January 14, 2012 at 6:12 pm
“When individuals in a group are able to respond collectively to changes in circumstances, the group becomes a complex adaptive system. Life, as a complex adaptive system, happens ‘at the edge of chaos.’ ” reminds me of various things from the Business General (and from another thing I can’t find – about how well-trained groups can innovate. It might be from Rob Paterson’s comment of a recent post of mine… Here’s the Business General quote, about Dynamic Manoeuvre:
“The principle components of Dynamic Manoeuvre are that:
The leadership shows creativity, originality and surprise in setting the goals and objectives of the organisation. Just settling for doing the same thing slightly better is never considered good enough.
Dynamic Manoeuvre must be understood and practised at all levels of leadership.
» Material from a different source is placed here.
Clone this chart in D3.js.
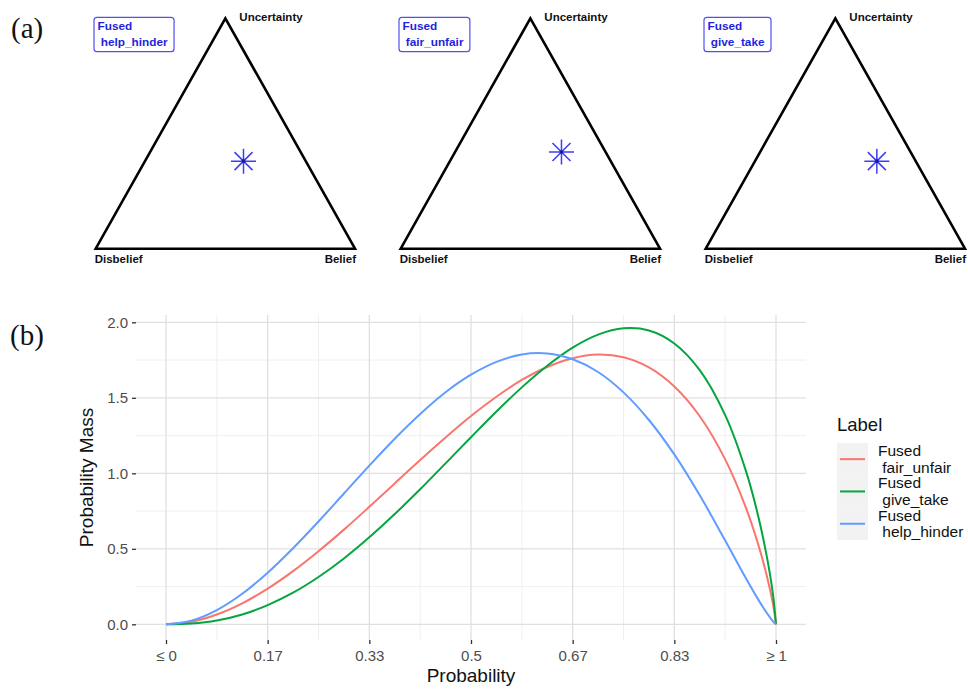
<!DOCTYPE html>
<html><head><meta charset="utf-8">
<script src="https://cdn.jsdelivr.net/npm/d3@7"></script>
<style>
body{margin:0;background:#fff}
svg{display:block}
text{font-family:"Liberation Sans",Arial,Helvetica,sans-serif}
</style>
</head><body><svg id="c" width="968" height="689"></svg>
<script>
// ---------- data: panel (a) opinions ----------
const opinionLabels = ["Fused\n help_hinder", "Fused\n fair_unfair", "Fused\n give_take"];
const belief      = [0.38, 0.41, 0.47];
const disbelief   = [0.24, 0.17, 0.15];
const uncertainty = [0.38, 0.42, 0.38];

// ---------- data: panel (b) probability mass ----------
const probX      = [0, 0.0417, 0.0833, 0.125, 0.1667, 0.2083, 0.25, 0.2917, 0.3333, 0.375, 0.4167, 0.4583, 0.5, 0.5417, 0.5833, 0.625, 0.6667, 0.7083, 0.75, 0.7917, 0.8333, 0.875, 0.9167, 0.95, 0.97, 0.985, 0.995, 1];
const fairUnfair = [0, 0.017, 0.065, 0.139, 0.236, 0.352, 0.484, 0.627, 0.778, 0.933, 1.088, 1.237, 1.379, 1.507, 1.618, 1.704, 1.762, 1.786, 1.768, 1.701, 1.575, 1.378, 1.092, 0.779, 0.540, 0.320, 0.135, 0];
const giveTake   = [0, 0.005, 0.025, 0.065, 0.127, 0.209, 0.313, 0.436, 0.576, 0.730, 0.894, 1.066, 1.239, 1.409, 1.569, 1.712, 1.832, 1.918, 1.960, 1.946, 1.860, 1.683, 1.385, 1.024, 0.731, 0.448, 0.199, 0];
const helpHinder = [0, 0.024, 0.094, 0.202, 0.342, 0.504, 0.681, 0.866, 1.051, 1.229, 1.393, 1.537, 1.653, 1.738, 1.787, 1.794, 1.755, 1.671, 1.536, 1.353, 1.125, 0.854, 0.555, 0.310, 0.170, 0.075, 0.020, 0];
const seriesNames  = ["Fused\n fair_unfair", "Fused\n give_take", "Fused\n help_hinder"];
const seriesColors = ["#F8766D", "#05A540", "#619CFF"];
const xTickValues = [0, 1/6, 1/3, 0.5, 2/3, 5/6, 1];
const xTickLabels = ["≤ 0", "0.17", "0.33", "0.5", "0.67", "0.83", "≥ 1"];
const yTickValues = [0, 0.5, 1, 1.5, 2];
const yTickLabels = ["0.0", "0.5", "1.0", "1.5", "2.0"];

const svg = d3.select("#c");

// ---------- panel letters ----------
svg.append("text").attr("x", 11).attr("y", 38).text("(a)")
  .style("font-family", "'Liberation Serif','Times New Roman',serif").style("font-size", "29px").attr("fill", "#111");
svg.append("text").attr("x", 10).attr("y", 345).text("(b)")
  .style("font-family", "'Liberation Serif','Times New Roman',serif").style("font-size", "29px").attr("fill", "#111");

// ---------- ternary panels ----------
const triLefts = [95.7, 400.7, 705.7];
const triW = 259.3, triTop = 18.3, triBottom = 248.7;
triLefts.forEach((left, i) => {
  const tx = d3.scaleLinear().domain([0, 1]).range([left, left + triW]);
  const ty = d3.scaleLinear().domain([0, 1]).range([triBottom, triTop]);
  const g = svg.append("g");
  const pts = [[tx(0), ty(0)], [tx(1), ty(0)], [tx(0.5), ty(1)]];
  g.append("path").attr("d", "M" + pts.map(p => p.join(",")).join("L") + "Z")
    .attr("fill", "none").attr("stroke", "#000").attr("stroke-width", 2.6).attr("stroke-linejoin", "miter");
  g.append("text").attr("x", tx(0.5) + 14).attr("y", 20.5).text("Uncertainty")
    .style("font-size", "11.5px").style("font-weight", "bold").attr("fill", "#111");
  g.append("text").attr("x", tx(0) - 1).attr("y", 262.5).text("Disbelief")
    .style("font-size", "11.5px").style("font-weight", "bold").attr("fill", "#111");
  g.append("text").attr("x", tx(1) + 1).attr("y", 262.5).attr("text-anchor", "end").text("Belief")
    .style("font-size", "11.5px").style("font-weight", "bold").attr("fill", "#111");

  // star
  const u = uncertainty[i], b = belief[i];
  const sx = tx(b + u / 2), sy = ty(u);
  const r = 12.5, d = r * 0.72;
  g.append("path")
    .attr("d", `M${sx},${sy - r}V${sy + r}M${sx - r},${sy}H${sx + r}M${sx - d},${sy - d}L${sx + d},${sy + d}M${sx - d},${sy + d}L${sx + d},${sy - d}`)
    .attr("stroke", "#3d3df5").attr("stroke-width", 1.5).attr("fill", "none");
  g.append("circle").attr("cx", sx).attr("cy", sy).attr("r", 1.8).attr("fill", "#1a1aa0");

  // label box
  const lines = opinionLabels[i].split("\n");
  const lt = g.append("text").attr("fill", "#1f1fe0").style("font-size", "11.8px").style("font-weight", "bold")
    .attr("xml:space", "preserve").style("white-space", "pre");
  lines.forEach((ln, k) => {
    lt.append("tspan").attr("x", left + 1.8).attr("y", 30.3 + k * 15.7).text(ln);
  });
  const bb = lt.node().getBBox();
  g.insert("rect", "text")
    .attr("x", left - 1.7).attr("y", 17.3)
    .attr("width", bb.x + bb.width - (left - 1.7) + 6).attr("height", 34.4)
    .attr("rx", 3).attr("fill", "#fff").attr("stroke", "#5050f0").attr("stroke-width", 1.2);
});

// ---------- probability mass chart ----------
const panel = {l: 136, r: 806, t: 315, b: 640};
const x = d3.scaleLinear().domain([0, 1]).range([166, 776]);
const y = d3.scaleLinear().domain([0, 2]).range([624.3, 322.3]);

const grid = svg.append("g");
const xMinor = xTickValues.slice(1).map((v, i) => (v + xTickValues[i]) / 2);
const yMinor = yTickValues.slice(1).map((v, i) => (v + yTickValues[i]) / 2);
grid.selectAll(".xm").data(xMinor).join("line")
  .attr("x1", d => x(d)).attr("x2", d => x(d)).attr("y1", panel.t).attr("y2", panel.b)
  .attr("stroke", "#ededed").attr("stroke-width", 0.9);
grid.selectAll(".ym").data(yMinor).join("line")
  .attr("y1", d => y(d)).attr("y2", d => y(d)).attr("x1", panel.l).attr("x2", panel.r)
  .attr("stroke", "#ededed").attr("stroke-width", 0.9);
grid.selectAll(".xM").data(xTickValues).join("line")
  .attr("x1", d => x(d)).attr("x2", d => x(d)).attr("y1", panel.t).attr("y2", panel.b)
  .attr("stroke", "#e0e0e0").attr("stroke-width", 1.3);
grid.selectAll(".yM").data(yTickValues).join("line")
  .attr("y1", d => y(d)).attr("y2", d => y(d)).attr("x1", panel.l).attr("x2", panel.r)
  .attr("stroke", "#e0e0e0").attr("stroke-width", 1.3);

// axes
const xAxis = d3.axisBottom(x).tickValues(xTickValues).tickFormat((d, i) => xTickLabels[i]).tickSize(4).tickPadding(6);
const gx = svg.append("g").attr("transform", `translate(0,${panel.b})`).call(xAxis);
gx.select(".domain").remove();
gx.selectAll(".tick line").attr("stroke", "#333").attr("stroke-width", 1.3);
gx.selectAll(".tick text").attr("fill", "#4d4d4d").style("font-size", "15px").attr("dy", "0.71em");

const yAxis = d3.axisLeft(y).tickValues(yTickValues).tickFormat((d, i) => yTickLabels[i]).tickSize(4).tickPadding(4);
const gy = svg.append("g").attr("transform", `translate(${panel.l},0)`).call(yAxis);
gy.select(".domain").remove();
gy.selectAll(".tick line").attr("stroke", "#333").attr("stroke-width", 1.3);
gy.selectAll(".tick text").attr("fill", "#4d4d4d").style("font-size", "15px");

svg.append("text").attr("x", (panel.l + panel.r) / 2).attr("y", 682).attr("text-anchor", "middle")
  .text("Probability").style("font-size", "19px").attr("fill", "#111");
svg.append("text").attr("transform", `translate(93,${(panel.t + panel.b) / 2}) rotate(-90)`).attr("text-anchor", "middle")
  .text("Probability Mass").style("font-size", "19px").attr("fill", "#111");

// curves
const seriesValues = [fairUnfair, giveTake, helpHinder];
const line = d3.line().x(d => x(d[0])).y(d => y(d[1])).curve(d3.curveCatmullRom.alpha(0.5));
seriesValues.forEach((vals, i) => {
  svg.append("path").datum(probX.map((p, k) => [p, vals[k]]))
    .attr("d", line).attr("fill", "none").attr("stroke", seriesColors[i]).attr("stroke-width", 2);
});

// legend
const lg = svg.append("g");
lg.append("text").attr("x", 837).attr("y", 431).text("Label").style("font-size", "18.5px").attr("fill", "#111");
const keyTop = 443, keyH = 32.3;
seriesNames.forEach((name, i) => {
  const ky = keyTop + i * keyH;
  lg.append("rect").attr("x", 837).attr("y", ky).attr("width", 31).attr("height", keyH).attr("fill", "#f2f2f2");
  lg.append("line").attr("x1", 840).attr("x2", 865).attr("y1", ky + keyH / 2).attr("y2", ky + keyH / 2)
    .attr("stroke", seriesColors[i]).attr("stroke-width", 2);
  const t = lg.append("text").attr("fill", "#111").style("font-size", "15.5px").attr("xml:space", "preserve").style("white-space", "pre");
  name.split("\n").forEach((ln, k) => {
    t.append("tspan").attr("x", 878).attr("y", ky + keyH / 2 - 3 + k * 16.5).text(ln);
  });
});
</script>
</body></html>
The leadership is constantly open to finding an unconventional or unexpected route to financial success, by maximising surprise and innovation, such as moving into an entirely new business field or market.
The organisation is able to operate its decision-making processes faster than any of the competition
– and fast enough to keep ahead of the market and other key variables. Once a decision is made, it is implemented swiftly and fully by a fully briefed and engaged workforce.
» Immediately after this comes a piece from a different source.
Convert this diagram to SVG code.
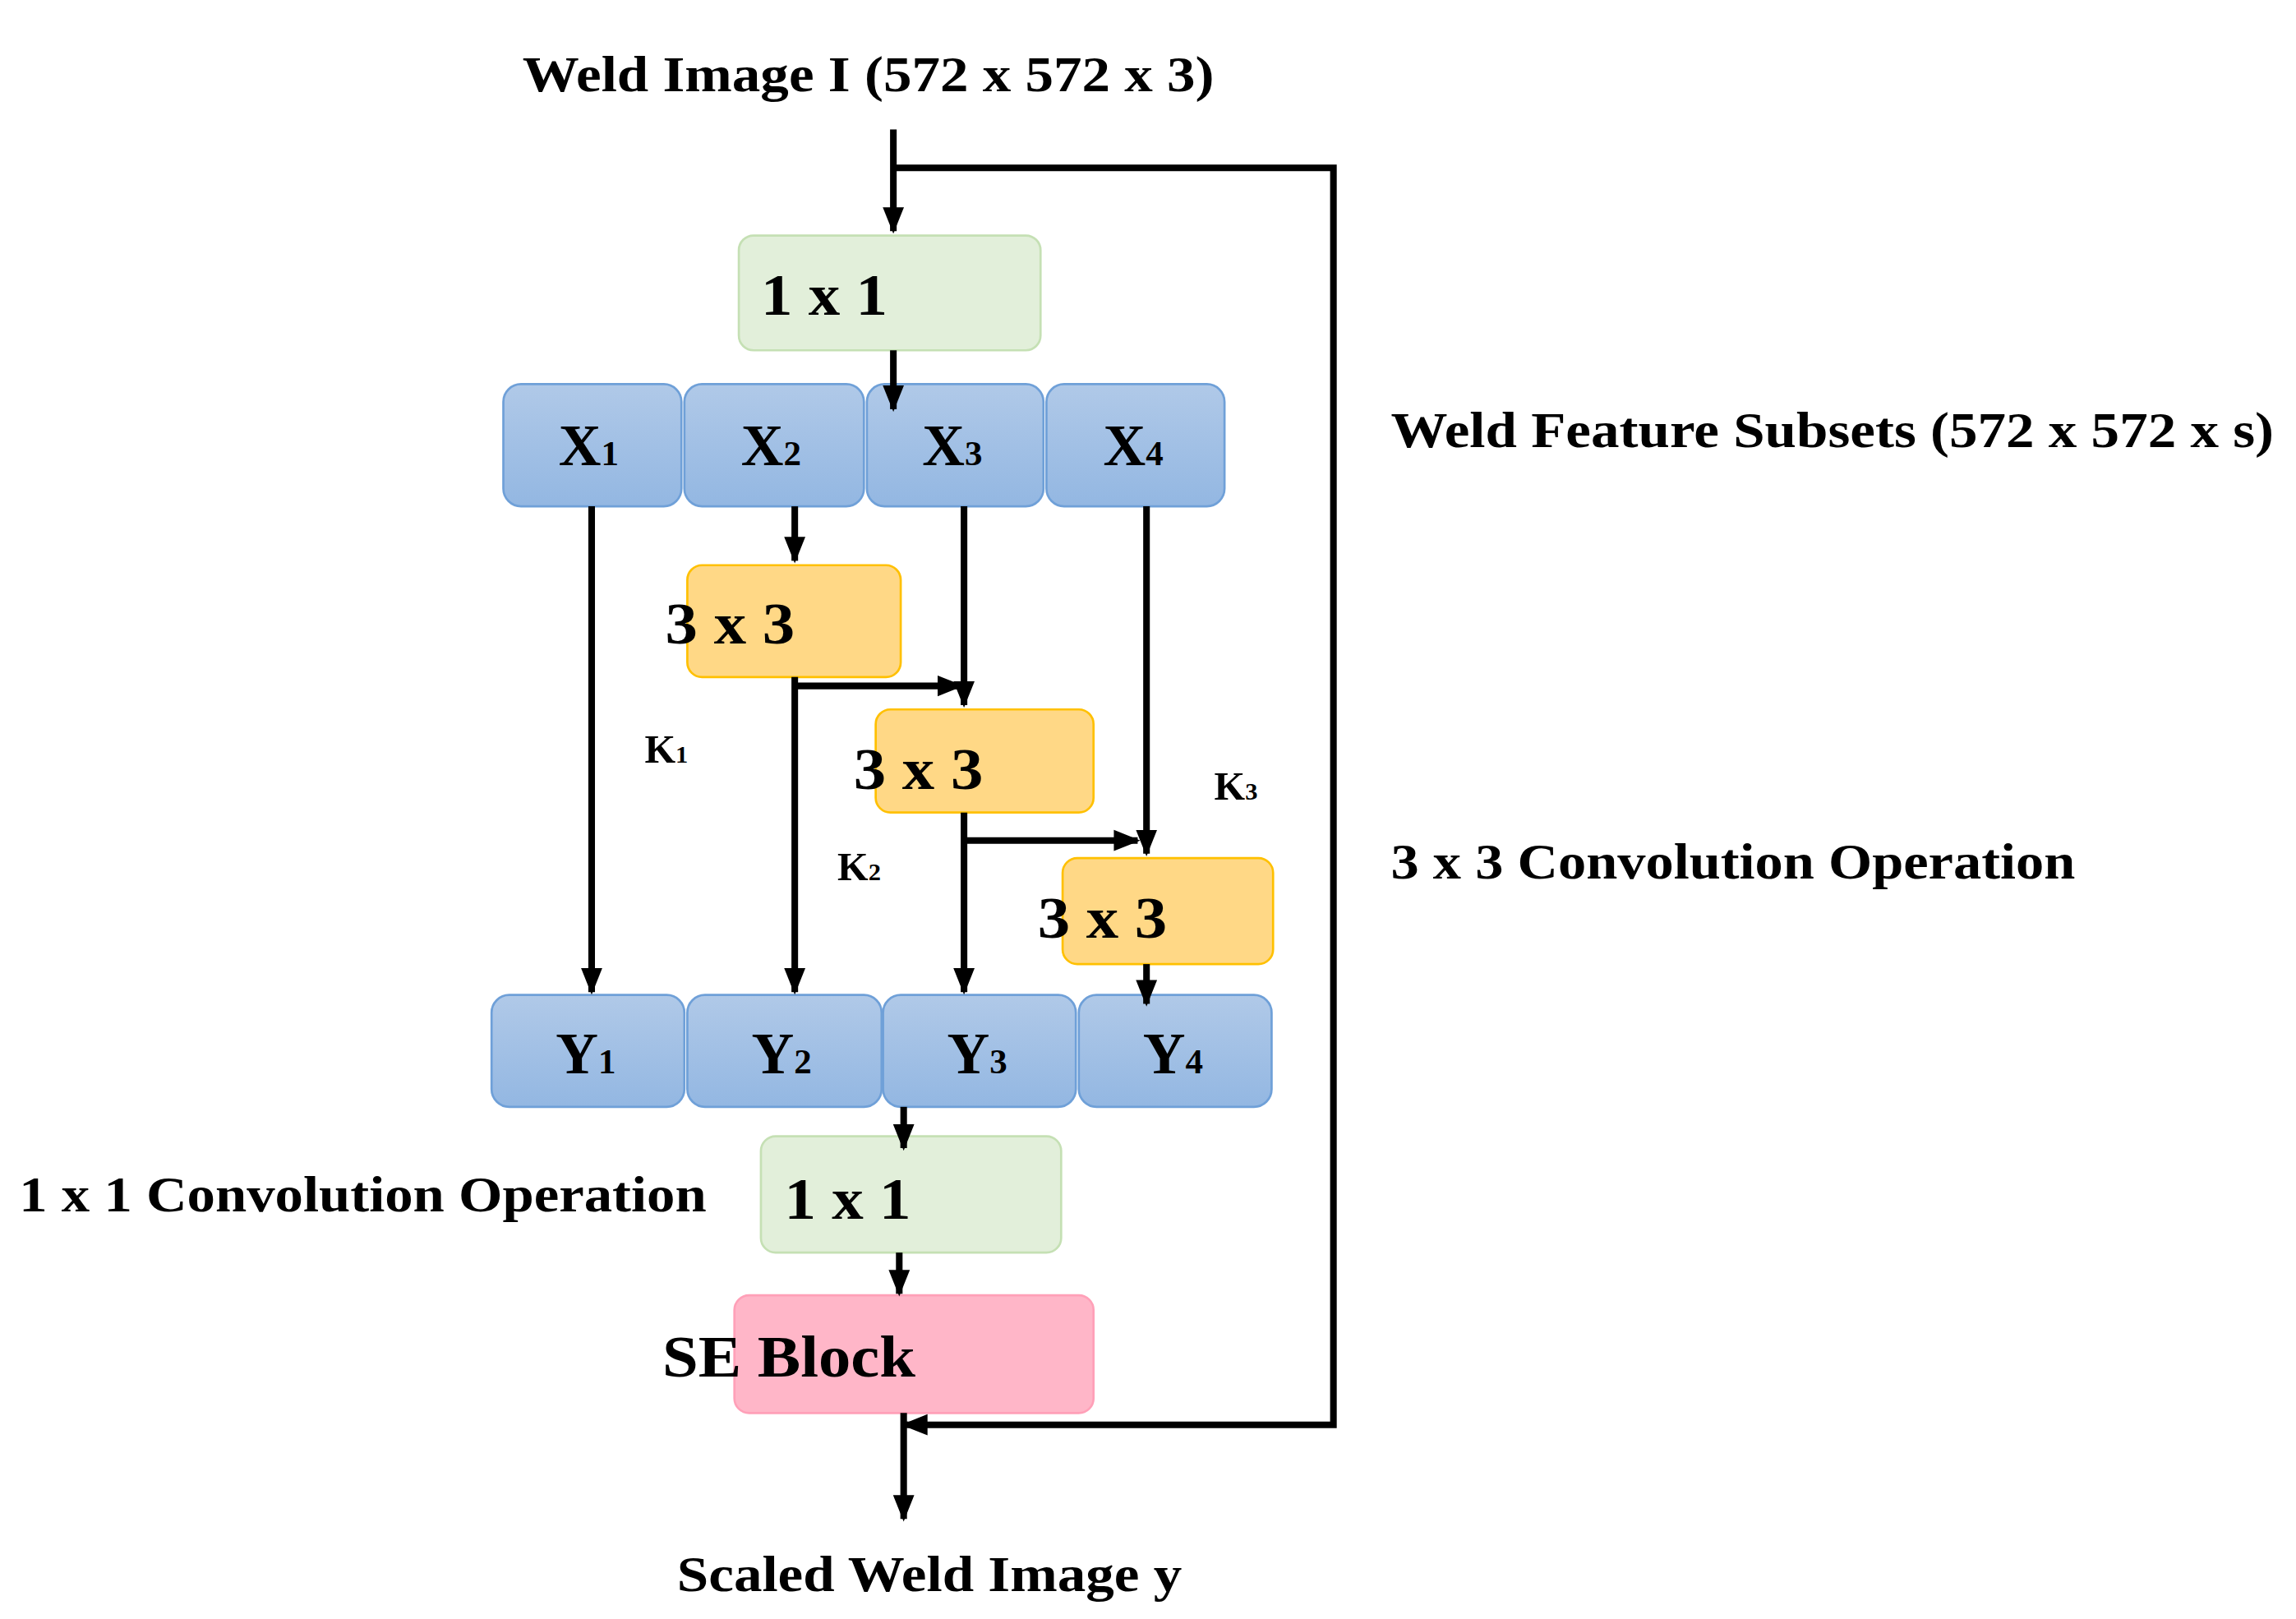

All levels of the organisation are encouraged to contribute to finding new, innovative and intelligent ways of boosting the organisation and its activities. From the CEO to the most junior employee, each person looks at what they have been asked to do and tries to find a better way of achieving the desired effect.
All possible lessons are learnt from past successes and failures and faithfully employed in future activities.
Page 236-7
January 15, 2012 at 6:27 am
“A phase shift just occurred – an unexpected reconfiguration, sometimes a fundamental leap or an evolutionary breakthrough.”
Perhaps strangely, your post takes me back to the Junior High science lab. I can remember clearly the odd smell of it now, and hear the quiet hiss of the Bunsen burner mingled with the murmurs of the mostly uninterested students while our science teacher, Mr. Erlenmeyer, fumbled inexpertly with the apparatus. A supersaturated solution was being created. As the solution cooled, we drew neatly labeled diagrams of the experiment that we were observing. Then, with everybody crowded around to watch, Mr. Erlenmeyer dropped a tiny “seed crystal” into the solution and an amazing transformation took place! Beautiful crystals formed magically, filling the flask and everybody, even the coolest students, were impressed.
“The daunting, dreadful, suicidal sameness we see all around us holds the potential for an astonishing transformation, a radical reordering of what was there before.”
Conditions are intensifying in ways that are far too complex for us to really comprehend. Perhaps there is a child somewhere in this world today whose mind is the potential “seed crystal” which will precipitate the phase shift in the human collective mind that this world needs so badly.
It’s an audacious thought, Vera, but I have a deep and persistent feeling that this is exactly what is happening in our time.